Comment on Zenith’s New Solar Acquisitions and Strategic Update


Zenith Energy Ltd. (“Zenith” or the “Company”) announced on October 21, 2025, that its wholly owned Italian subsidiary, WESOLAR S.R.L., has signed two new agreements to acquire solar development projects in Piedmont and Puglia, with a combined capacity of 22 MWp. The Piedmont project (18 MWp) is based on agrivoltaic technology and includes land purchase, with a total consideration of EUR 2.1 million. The Puglia project (4 MWp) includes land for Zenith’s second Battery Energy Storage System (BESS) and is valued at EUR 440,000. Both transactions are structured with milestone-based payments, conditional upon permitting and grid connection progress.

Following these acquisitions, Zenith’s solar development pipeline now totals 98.5 MWp, comprising operational, ready-to-build, and development-stage assets across Italy’s most solar-favorable regions.


Analyst Group’s View on the Acquisitions and Strategic Outlook

The acquisitions reflect continued execution on Zenith’s regional cluster strategy. The Piedmont asset, located on flat terrain, is expected to benefit from reduced construction costs. The Puglia project, meanwhile, includes BESS infrastructure, allowing for price arbitrage between low-price and peak-price hours, a capability that can enhance per-MWh revenue but comes with higher initial CAPEX. From an energy yield perspective, solar irradiation in Puglia typically ranges from 1,800 to 2,000 kWh/m²/year, compared to approximately 1,600 to 1,750 kWh/m²/year in Piedmont. This supports higher capacity factors and more attractive project economics, especially when combined with storage capabilities. Italy remains one of Europe’s most attractive markets for solar energy development, underpinned by a favorable regulatory framework, a robust grid infrastructure, and high solar irradiation, particularly in southern regions. In addition, Italy has committed to increasing its renewable capacity under the EU’s REPowerEU initiative, offering both policy stability and long-term growth incentives for utility-scale solar projects.

In a Nordic context, particularly compared to Sweden and Norway, Italy offers structurally more favorable conditions for large-scale solar development. While southern Italian regions such as Puglia average between 1,800–2,000 kWh/m²/year in solar irradiation, Nordic markets (such as Norway or Sweden) typically sees only 900–1,100 kWh/m²/year depending on latitude and cloud coverage. This translates into capacity factors of 17–20% in Italy versus 10–12% in Nordic markets, meaning Italian solar assets can generate nearly double the electricity per installed megawatt.

Additionally, market dynamics further differentiate the two. The Italian power market features higher average spot prices and pronounced intraday pricing spreads, particularly in southern zones, which increase the economic rationale for BESS deployment.

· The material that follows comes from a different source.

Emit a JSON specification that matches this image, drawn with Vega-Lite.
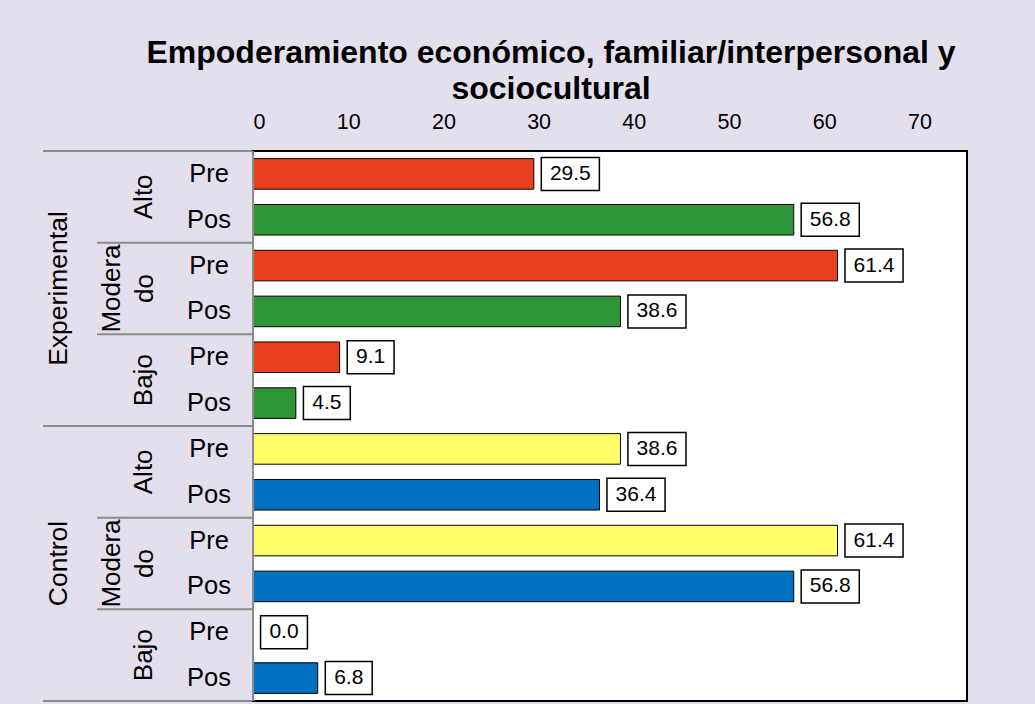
{
  "$schema": "https://vega.github.io/schema/vega-lite/v6.json",
  "background": "#E4DFEC",
  "padding": {"left": 42, "top": 37, "right": 69, "bottom": 4},
  "title": {
    "text": ["Empoderamiento económico, familiar/interpersonal y", "sociocultural"],
    "fontSize": 32, "fontWeight": "bold", "font": "Liberation Sans", "color": "#000",
    "anchor": "middle", "dx": 46, "lineHeight": 36, "offset": 4
  },
  "datasets": {
    "d": [
      {"id": "E-Alto-Pre", "grupo": "Experimental", "nivel": "Alto", "momento": "Pre", "valor": 29.5},
      {"id": "E-Alto-Pos", "grupo": "Experimental", "nivel": "Alto", "momento": "Pos", "valor": 56.8},
      {"id": "E-Mod-Pre", "grupo": "Experimental", "nivel": "Moderado", "momento": "Pre", "valor": 61.4},
      {"id": "E-Mod-Pos", "grupo": "Experimental", "nivel": "Moderado", "momento": "Pos", "valor": 38.6},
      {"id": "E-Bajo-Pre", "grupo": "Experimental", "nivel": "Bajo", "momento": "Pre", "valor": 9.1},
      {"id": "E-Bajo-Pos", "grupo": "Experimental", "nivel": "Bajo", "momento": "Pos", "valor": 4.5},
      {"id": "C-Alto-Pre", "grupo": "Control", "nivel": "Alto", "momento": "Pre", "valor": 38.6},
      {"id": "C-Alto-Pos", "grupo": "Control", "nivel": "Alto", "momento": "Pos", "valor": 36.4},
      {"id": "C-Mod-Pre", "grupo": "Control", "nivel": "Moderado", "momento": "Pre", "valor": 61.4},
      {"id": "C-Mod-Pos", "grupo": "Control", "nivel": "Moderado", "momento": "Pos", "valor": 56.8},
      {"id": "C-Bajo-Pre", "grupo": "Control", "nivel": "Bajo", "momento": "Pre", "valor": 0.0},
      {"id": "C-Bajo-Pos", "grupo": "Control", "nivel": "Bajo", "momento": "Pos", "valor": 6.8}
    ]
  },
  "spacing": 0,
  "bounds": "flush",
  "hconcat": [
    {
      "width": 54, "height": 550,
      "data": {"name": "d"},
      "layer": [
        {
          "transform": [{"filter": "datum.nivel === 'Alto' && datum.momento === 'Pre'"}],
          "mark": {"type": "rule", "color": "#8C8C8C", "strokeWidth": 2},
          "encoding": {"y": {"field": "id", "type": "nominal", "bandPosition": 0, "axis": null,
            "scale": {"type": "band", "paddingInner": 0, "paddingOuter": 0, "domain": ["E-Alto-Pre","E-Alto-Pos","E-Mod-Pre","E-Mod-Pos","E-Bajo-Pre","E-Bajo-Pos","C-Alto-Pre","C-Alto-Pos","C-Mod-Pre","C-Mod-Pos","C-Bajo-Pre","C-Bajo-Pos"]}}}
        },
        {
          "transform": [{"filter": "datum.id === 'C-Bajo-Pos'"}],
          "mark": {"type": "rule", "color": "#8C8C8C", "strokeWidth": 2},
          "encoding": {"y": {"field": "id", "type": "nominal", "bandPosition": 1, "axis": null,
            "scale": {"type": "band", "paddingInner": 0, "paddingOuter": 0, "domain": ["E-Alto-Pre","E-Alto-Pos","E-Mod-Pre","E-Mod-Pos","E-Bajo-Pre","E-Bajo-Pos","C-Alto-Pre","C-Alto-Pos","C-Mod-Pre","C-Mod-Pos","C-Bajo-Pre","C-Bajo-Pos"]}}}
        },
        {
          "transform": [{"filter": "datum.nivel === 'Moderado' && datum.momento === 'Pre'"}],
          "mark": {"type": "text", "angle": 270, "fontSize": 26.5, "dy": -11, "align": "center", "baseline": "middle", "color": "#000"},
          "encoding": {
            "y": {"field": "id", "type": "nominal", "bandPosition": 1, "axis": null,
              "scale": {"type": "band", "paddingInner": 0, "paddingOuter": 0, "domain": ["E-Alto-Pre","E-Alto-Pos","E-Mod-Pre","E-Mod-Pos","E-Bajo-Pre","E-Bajo-Pos","C-Alto-Pre","C-Alto-Pos","C-Mod-Pre","C-Mod-Pos","C-Bajo-Pre","C-Bajo-Pos"]}},
            "text": {"field": "grupo"}
          }
        }
      ]
    },
    {
      "width": 86, "height": 550,
      "data": {"name": "d"},
      "layer": [
        {
          "transform": [{"filter": "datum.momento === 'Pre'"}],
          "mark": {"type": "rule", "color": "#8C8C8C", "strokeWidth": 2},
          "encoding": {"y": {"field": "id", "type": "nominal", "bandPosition": 0, "axis": null,
            "scale": {"type": "band", "paddingInner": 0, "paddingOuter": 0, "domain": ["E-Alto-Pre","E-Alto-Pos","E-Mod-Pre","E-Mod-Pos","E-Bajo-Pre","E-Bajo-Pos","C-Alto-Pre","C-Alto-Pos","C-Mod-Pre","C-Mod-Pos","C-Bajo-Pre","C-Bajo-Pos"]}}}
        },
        {
          "transform": [{"filter": "datum.id === 'C-Bajo-Pos'"}],
          "mark": {"type": "rule", "color": "#8C8C8C", "strokeWidth": 2},
          "encoding": {"y": {"field": "id", "type": "nominal", "bandPosition": 1, "axis": null,
            "scale": {"type": "band", "paddingInner": 0, "paddingOuter": 0, "domain": ["E-Alto-Pre","E-Alto-Pos","E-Mod-Pre","E-Mod-Pos","E-Bajo-Pre","E-Bajo-Pos","C-Alto-Pre","C-Alto-Pos","C-Mod-Pre","C-Mod-Pos","C-Bajo-Pre","C-Bajo-Pos"]}}}
        },
        {
          "transform": [{"filter": "datum.momento === 'Pre' && datum.nivel !== 'Moderado'"}],
          "mark": {"type": "text", "angle": 270, "fontSize": 26, "dy": 4, "align": "center", "baseline": "middle", "color": "#000"},
          "encoding": {
            "y": {"field": "id", "type": "nominal", "bandPosition": 1, "axis": null,
              "scale": {"type": "band", "paddingInner": 0, "paddingOuter": 0, "domain": ["E-Alto-Pre","E-Alto-Pos","E-Mod-Pre","E-Mod-Pos","E-Bajo-Pre","E-Bajo-Pos","C-Alto-Pre","C-Alto-Pos","C-Mod-Pre","C-Mod-Pos","C-Bajo-Pre","C-Bajo-Pos"]}},
            "text": {"field": "nivel"}
          }
        },
        {
          "transform": [
            {"filter": "datum.momento === 'Pre' && datum.nivel === 'Moderado'"},
            {"calculate": "['Modera', 'do']", "as": "lbl"}
          ],
          "mark": {"type": "text", "angle": 270, "fontSize": 26, "dy": -28, "lineHeight": 33, "align": "center", "baseline": "middle", "color": "#000"},
          "encoding": {
            "y": {"field": "id", "type": "nominal", "bandPosition": 1, "axis": null,
              "scale": {"type": "band", "paddingInner": 0, "paddingOuter": 0, "domain": ["E-Alto-Pre","E-Alto-Pos","E-Mod-Pre","E-Mod-Pos","E-Bajo-Pre","E-Bajo-Pos","C-Alto-Pre","C-Alto-Pos","C-Mod-Pre","C-Mod-Pos","C-Bajo-Pre","C-Bajo-Pos"]}},
            "text": {"field": "lbl"}
          }
        }
      ]
    },
    {
      "width": 70, "height": 550,
      "data": {"name": "d"},
      "layer": [
        {
          "transform": [{"filter": "datum.momento === 'Pre'"}],
          "mark": {"type": "rule", "color": "#8C8C8C", "strokeWidth": 2},
          "encoding": {"y": {"field": "id", "type": "nominal", "bandPosition": 0, "axis": null,
            "scale": {"type": "band", "paddingInner": 0, "paddingOuter": 0, "domain": ["E-Alto-Pre","E-Alto-Pos","E-Mod-Pre","E-Mod-Pos","E-Bajo-Pre","E-Bajo-Pos","C-Alto-Pre","C-Alto-Pos","C-Mod-Pre","C-Mod-Pos","C-Bajo-Pre","C-Bajo-Pos"]}}}
        },
        {
          "transform": [{"filter": "datum.id === 'C-Bajo-Pos'"}],
          "mark": {"type": "rule", "color": "#8C8C8C", "strokeWidth": 2},
          "encoding": {"y": {"field": "id", "type": "nominal", "bandPosition": 1, "axis": null,
            "scale": {"type": "band", "paddingInner": 0, "paddingOuter": 0, "domain": ["E-Alto-Pre","E-Alto-Pos","E-Mod-Pre","E-Mod-Pos","E-Bajo-Pre","E-Bajo-Pos","C-Alto-Pre","C-Alto-Pos","C-Mod-Pre","C-Mod-Pos","C-Bajo-Pre","C-Bajo-Pos"]}}}
        },
        {
          "mark": {"type": "text", "fontSize": 25.5, "dx": -9, "align": "center", "baseline": "middle", "color": "#000"},
          "encoding": {
            "y": {"field": "id", "type": "nominal", "axis": null,
              "scale": {"type": "band", "paddingInner": 0, "paddingOuter": 0, "domain": ["E-Alto-Pre","E-Alto-Pos","E-Mod-Pre","E-Mod-Pos","E-Bajo-Pre","E-Bajo-Pos","C-Alto-Pre","C-Alto-Pos","C-Mod-Pre","C-Mod-Pos","C-Bajo-Pre","C-Bajo-Pos"]}},
            "text": {"field": "momento"}
          }
        }
      ]
    },
    {
      "width": 714, "height": 550,
      "view": {"fill": "white", "stroke": "black", "strokeWidth": 2},
      "data": {"name": "d"},
      "transform": [{"calculate": "datum.grupo + ' ' + datum.momento", "as": "serie"}],
      "encoding": {
        "x": {"field": "valor", "type": "quantitative",
          "scale": {"domain": [0, 75], "nice": false},
          "axis": {"orient": "top", "values": [0, 10, 20, 30, 40, 50, 60, 70], "ticks": false, "domain": false, "grid": false,
            "labelFontSize": 21.5, "labelPadding": 18, "labelColor": "#000", "title": null, "labelFont": "Liberation Sans"}}
      },
      "layer": [
        {
          "mark": {"type": "bar", "stroke": "#000", "strokeWidth": 1, "height": {"band": 0.667}},
          "encoding": {
            "y": {"field": "id", "type": "nominal", "axis": null,
              "scale": {"type": "band", "paddingInner": 0, "paddingOuter": 0, "domain": ["E-Alto-Pre","E-Alto-Pos","E-Mod-Pre","E-Mod-Pos","E-Bajo-Pre","E-Bajo-Pos","C-Alto-Pre","C-Alto-Pos","C-Mod-Pre","C-Mod-Pos","C-Bajo-Pre","C-Bajo-Pos"]}},
            "color": {"field": "serie", "type": "nominal", "legend": null,
              "scale": {"domain": ["Experimental Pre", "Experimental Pos", "Control Pre", "Control Pos"],
                        "range": ["#E8401C", "#2E9538", "#FFFF66", "#0070C0"]}}
          }
        },
        {
          "transform": [{"filter": "datum.valor >= 10"}],
          "mark": {"type": "point", "shape": "M-1.76,-1H1.76V1H-1.76Z", "size": 1089, "filled": true, "fill": "white", "stroke": "black", "strokeWidth": 1.5, "opacity": 1, "xOffset": 36.5},
          "encoding": {
            "y": {"field": "id", "type": "nominal", "axis": null,
              "scale": {"type": "band", "paddingInner": 0, "paddingOuter": 0, "domain": ["E-Alto-Pre","E-Alto-Pos","E-Mod-Pre","E-Mod-Pos","E-Bajo-Pre","E-Bajo-Pos","C-Alto-Pre","C-Alto-Pos","C-Mod-Pre","C-Mod-Pos","C-Bajo-Pre","C-Bajo-Pos"]}}
          }
        },
        {
          "transform": [{"filter": "datum.valor < 10"}],
          "mark": {"type": "point", "shape": "M-1.42,-1H1.42V1H-1.42Z", "size": 1089, "filled": true, "fill": "white", "stroke": "black", "strokeWidth": 1.5, "opacity": 1, "xOffset": 31},
          "encoding": {
            "y": {"field": "id", "type": "nominal", "axis": null,
              "scale": {"type": "band", "paddingInner": 0, "paddingOuter": 0, "domain": ["E-Alto-Pre","E-Alto-Pos","E-Mod-Pre","E-Mod-Pos","E-Bajo-Pre","E-Bajo-Pos","C-Alto-Pre","C-Alto-Pos","C-Mod-Pre","C-Mod-Pos","C-Bajo-Pre","C-Bajo-Pos"]}}
          }
        },
        {
          "transform": [{"filter": "datum.valor >= 10"}],
          "mark": {"type": "text", "fontSize": 21, "dx": 36.5, "align": "center", "baseline": "middle", "color": "#000"},
          "encoding": {
            "y": {"field": "id", "type": "nominal", "axis": null,
              "scale": {"type": "band", "paddingInner": 0, "paddingOuter": 0, "domain": ["E-Alto-Pre","E-Alto-Pos","E-Mod-Pre","E-Mod-Pos","E-Bajo-Pre","E-Bajo-Pos","C-Alto-Pre","C-Alto-Pos","C-Mod-Pre","C-Mod-Pos","C-Bajo-Pre","C-Bajo-Pos"]}},
            "text": {"field": "valor", "type": "quantitative", "format": ".1f"}
          }
        },
        {
          "transform": [{"filter": "datum.valor < 10"}],
          "mark": {"type": "text", "fontSize": 21, "dx": 31, "align": "center", "baseline": "middle", "color": "#000"},
          "encoding": {
            "y": {"field": "id", "type": "nominal", "axis": null,
              "scale": {"type": "band", "paddingInner": 0, "paddingOuter": 0, "domain": ["E-Alto-Pre","E-Alto-Pos","E-Mod-Pre","E-Mod-Pos","E-Bajo-Pre","E-Bajo-Pos","C-Alto-Pre","C-Alto-Pos","C-Mod-Pre","C-Mod-Pos","C-Bajo-Pre","C-Bajo-Pos"]}},
            "text": {"field": "valor", "type": "quantitative", "format": ".1f"}
          }
        },
        {
          "mark": {"type": "rule", "color": "#8C8C8C", "strokeWidth": 2},
          "encoding": {"x": {"datum": 0}}
        }
      ]
    }
  ],
  "config": {
    "font": "Liberation Sans",
    "view": {"stroke": null},
    "concat": {"spacing": 0}
  }
}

In contrast, for example, Sweden’s electricity market is characterized by lower volatility, greater seasonal imbalances, and downward pressure on wholesale prices due to a high penetration of hydro and wind. As a result, solar assets in Italy typically reaches higher revenues per MWh and shorter payback periods, especially when enhanced by storage technologies.

While specific transaction terms are not always publicly disclosed, recent indicative transactions support the view that the Italian solar market is both mature and liquid. Ready-to-Build (RTB) projects in regions like Puglia and Sicily have recently transacted in the range of EUR 0.27–0.33 per watt, underscoring strong institutional demand for well-located assets with grid access. Sweden, by comparison, remains a less active secondary market with lower deal volumes and scalability.

Zenith’s development pipeline represents tangible market value, which increases as projects progress toward “Ready-to-Build” (RTB) status. The Company has communicated its intention to divest selected assets to institutional buyers, thereby realising near-term profits while retaining strategic flexibility. This is particularly relevant as Zenith is now nearing its 100 MWp target and is expected to surpass this threshold in the near term and moves beyond its 100 MWp target and into a new growth phase. To support transparency, the Company has commissioned an independent valuation of its development portfolio. Capital for future build-out is expected to be sourced through a combination of non-dilutive project finance from renewable energy lenders and partial sales of development assets. This dual-track approach balances cash flow optimisation with long-term asset ownership and scalability.

In conclusion, Analyst Group views the two acquisitions and updated strategy as reinforcing Zenith’s positioning as a disciplined, opportunity-driven solar developer. The Company’s ability to combine regional clustering, diversified project stages, and new technologies (e.g., BESS) suggests a growing maturity in its execution capabilities and strengthens the investment case ahead of further scale-up in 2026.